Lesson 2

HW Reading #1

“On Civil Disobedience”

Vocabulary:
Posse comitatus – (Latin) literally the power of the country; 
all men over the age of fifteen, who can be called upon by a sheriff to help
enforce the law.

      Law never made men a whit more just; and, by means of their respect 
for it, even the well-disposed are daily made the agents on injustice. A common 
and natural result of an undue respect for the law is, that you may see a file of 
soldiers, colonel, captain, corporal, privates, powder-monkeys, and all, marching 
in admirable order over hill and dale to the wars, against their wills, ay, against their 
common sense and consciences, which makes it very steep marching indeed, and 
produces a palpitation of the heart. They have no doubt that it is a damnable 
business in which they are concerned; they are all peaceably inclined. Now, 
what are they? Men at all? or small movable forts and magazines, at the service 
of some unscrupulous man in power?
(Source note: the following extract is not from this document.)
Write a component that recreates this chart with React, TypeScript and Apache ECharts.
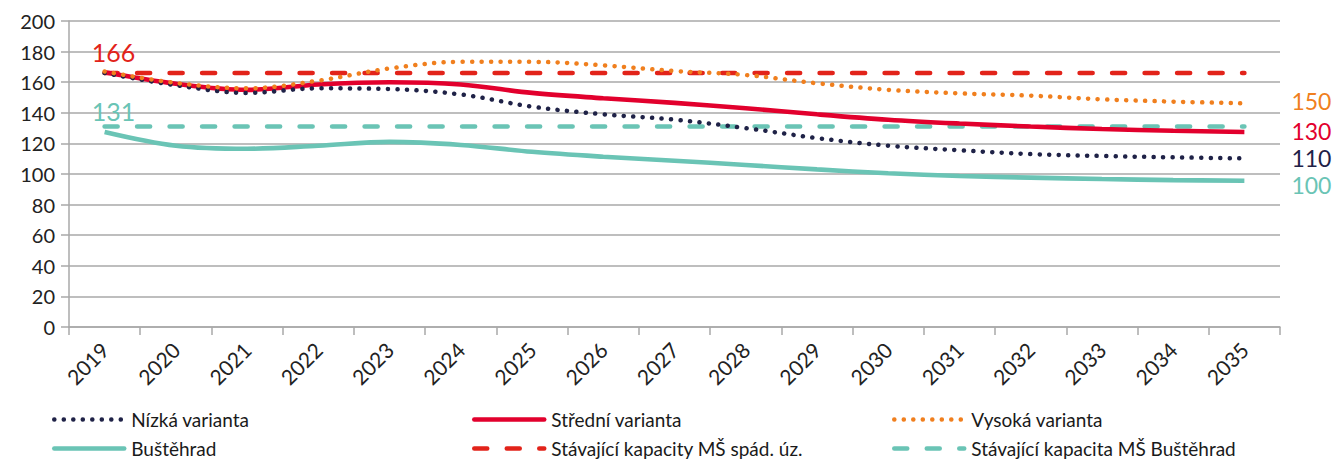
import React, { useEffect, useRef } from "react";
import * as echarts from "echarts";

const years = ["2019","2020","2021","2022","2023","2024","2025","2026","2027","2028","2029","2030","2031","2032","2033","2034","2035"];
const nizka = [166, 158, 153, 156, 155.5, 152, 144, 139, 135.5, 130, 123.5, 118.5, 115.5, 113, 111.8, 110.9, 110.2];
const stredni = [166.5, 159, 155, 158.5, 160, 158.5, 153, 149.5, 146.5, 143, 139, 135.5, 133, 131, 129.4, 128.3, 127.5];
const vysoka = [167, 159.5, 156, 161, 169, 173.3, 173.3, 171, 167.3, 164.7, 159.3, 155, 152.7, 151.2, 148.8, 147.3, 146.2];
const bustehrad = [127.5, 118.5, 116.5, 118.5, 121, 119, 114.5, 111.3, 108.7, 105.9, 103, 100.5, 98.7, 97.6, 96.7, 96, 95.6];
const kapacitaSpad = years.map(() => 166);
const kapacitaBust = years.map(() => 131);
const endLabelTexts = { nizka: "110", stredni: "130", vysoka: "150", bustehrad: "100" };
const startLabelTexts = { spad: "166", bust: "131" };

const FONT = "Lato";
const NAVY = "#1f2247";
const RED = "#e2002d";
const ORANGE = "#f07f1e";
const TEAL = "#6ac4b5";
const RED_D = "#e2231a";
const GRID = "#a9a9a9";

export default function App() {
  const ref = useRef<HTMLDivElement>(null);
  useEffect(() => {
    if (!ref.current) return;
    const chart = echarts.init(ref.current, null, { renderer: "svg" });
    const dotted = (color: string) => ({ color, width: 4.5, type: [0.1, 9.4], cap: "round" as const });
    const dashed = (color: string) => ({ color, width: 4.6, type: [13, 19.5], cap: "round" as const });
    const endLabel = (text: string, color: string, dy: number) => ({
      show: true,
      formatter: () => text,
      distance: 47,
      offset: [0, dy],
      color,
      fontSize: 23,
      lineHeight: 20,
      fontFamily: FONT,
    });
    const startLabel = (text: string, color: string, dy: number) => (v: number, i: number) =>
      i === 0
        ? {
            value: v,
            label: {
              show: true,
              position: "top",
              distance: 4,
              offset: [9, dy],
              formatter: text,
              color,
              fontSize: 25,
              lineHeight: 20,
              fontFamily: FONT,
            },
          }
        : v;
    const legendItem = (name: string, left: number, top: number, lineType: any, color: string) => ({
      data: [name],
      left,
      top,
      itemWidth: 70,
      itemHeight: 14,
      itemGap: 0,
      itemStyle: { opacity: 0 },
      lineStyle: { width: 4.5, type: lineType, color, cap: "round" },
      textStyle: { fontSize: 19, fontFamily: FONT, color: "#1a1a1a", padding: [0, 0, 0, 2] },
    });
    chart.setOption({
      animation: false,
      textStyle: { fontFamily: FONT },
      grid: { left: 69, right: 60, top: 21, bottom: 134, containLabel: false },
      legend: [
        legendItem("Nízká varianta", 47, 405, [0.1, 9.4], NAVY),
        legendItem("Střední varianta", 467, 405, "solid", RED),
        legendItem("Vysoká varianta", 887, 405, [0.1, 9.4], ORANGE),
        legendItem("Buštěhrad", 47, 434, "solid", TEAL),
        legendItem("Stávající kapacity MŠ spád. úz.", 467, 434, [13, 19.5], RED_D),
        legendItem("Stávající kapacita MŠ Buštěhrad", 887, 434, [13, 19.5], TEAL),
      ],
      xAxis: {
        type: "category",
        data: years,
        boundaryGap: true,
        axisLine: { show: true, lineStyle: { color: GRID, width: 1.5 } },
        axisTick: { show: true, interval: 0, length: 8, lineStyle: { color: GRID, width: 1.5 } },
        axisLabel: { interval: 0, rotate: 45, margin: 19, fontSize: 21, color: "#222", fontFamily: FONT },
        splitLine: { show: false },
      },
      yAxis: {
        type: "value",
        min: 0,
        max: 200,
        interval: 20,
        axisLine: { show: true, lineStyle: { color: GRID, width: 1.5 } },
        axisTick: { show: true, length: 8, lineStyle: { color: GRID, width: 1.5 } },
        axisLabel: { fontSize: 20, color: "#222", fontFamily: FONT, margin: 14 },
        splitLine: { show: true, lineStyle: { color: GRID, width: 1.5 } },
      },
      series: [
        {
          name: "Stávající kapacity MŠ spád. úz.",
          type: "line",
          data: kapacitaSpad.map(startLabel(startLabelTexts.spad, RED_D, -7)),
          symbol: "circle",
          symbolSize: 0,
          showSymbol: true,
          lineStyle: dashed(RED_D),
          itemStyle: { color: RED_D },
          z: 2,
        },
        {
          name: "Stávající kapacita MŠ Buštěhrad",
          type: "line",
          data: kapacitaBust.map(startLabel(startLabelTexts.bust, TEAL, -1.5)),
          symbol: "circle",
          symbolSize: 0,
          showSymbol: true,
          lineStyle: dashed(TEAL),
          itemStyle: { color: TEAL },
          z: 2,
        },
        {
          name: "Buštěhrad",
          type: "line",
          data: bustehrad,
          smooth: 0.35,
          symbol: "none",
          lineStyle: { color: TEAL, width: 4.6 },
          itemStyle: { color: TEAL },
          endLabel: endLabel(endLabelTexts.bustehrad, TEAL, 4),
          z: 3,
        },
        {
          name: "Střední varianta",
          type: "line",
          data: stredni,
          smooth: 0.35,
          symbol: "none",
          lineStyle: { color: RED, width: 4.6 },
          itemStyle: { color: RED },
          endLabel: endLabel(endLabelTexts.stredni, RED, -1),
          z: 3,
        },
        {
          name: "Nízká varianta",
          type: "line",
          data: nizka,
          smooth: 0.35,
          symbol: "none",
          lineStyle: dotted(NAVY),
          itemStyle: { color: NAVY },
          endLabel: endLabel(endLabelTexts.nizka, NAVY, 0),
          z: 4,
        },
        {
          name: "Vysoká varianta",
          type: "line",
          data: vysoka,
          smooth: 0.35,
          symbol: "none",
          lineStyle: dotted(ORANGE),
          itemStyle: { color: ORANGE },
          endLabel: endLabel(endLabelTexts.vysoka, ORANGE, -2),
          z: 4,
        },
      ],
    });
    return () => chart.dispose();
  }, []);
  return <div ref={ref} style={{ width: 1340, height: 461, position: "absolute", left: 0, top: 0 }} />;
}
Visit the Navy Yard, and behold a marine, 
such a man as an American government can make, or such as it can make a man 
with its black arts--

The mass of men serve the state thus, not as men mainly, but as machines, with their bodies. They are the standing army, and the militia, jailers, constables, posse comitatus, etc. In most cases there is no free exercise whatever of the judgement or of the moral sense; but they put themselves on a level with wood and earth and stones; and wooden men can perhaps be manufactured that will serve the purpose as well. Such command no more respect than men of straw or a lump of dirt.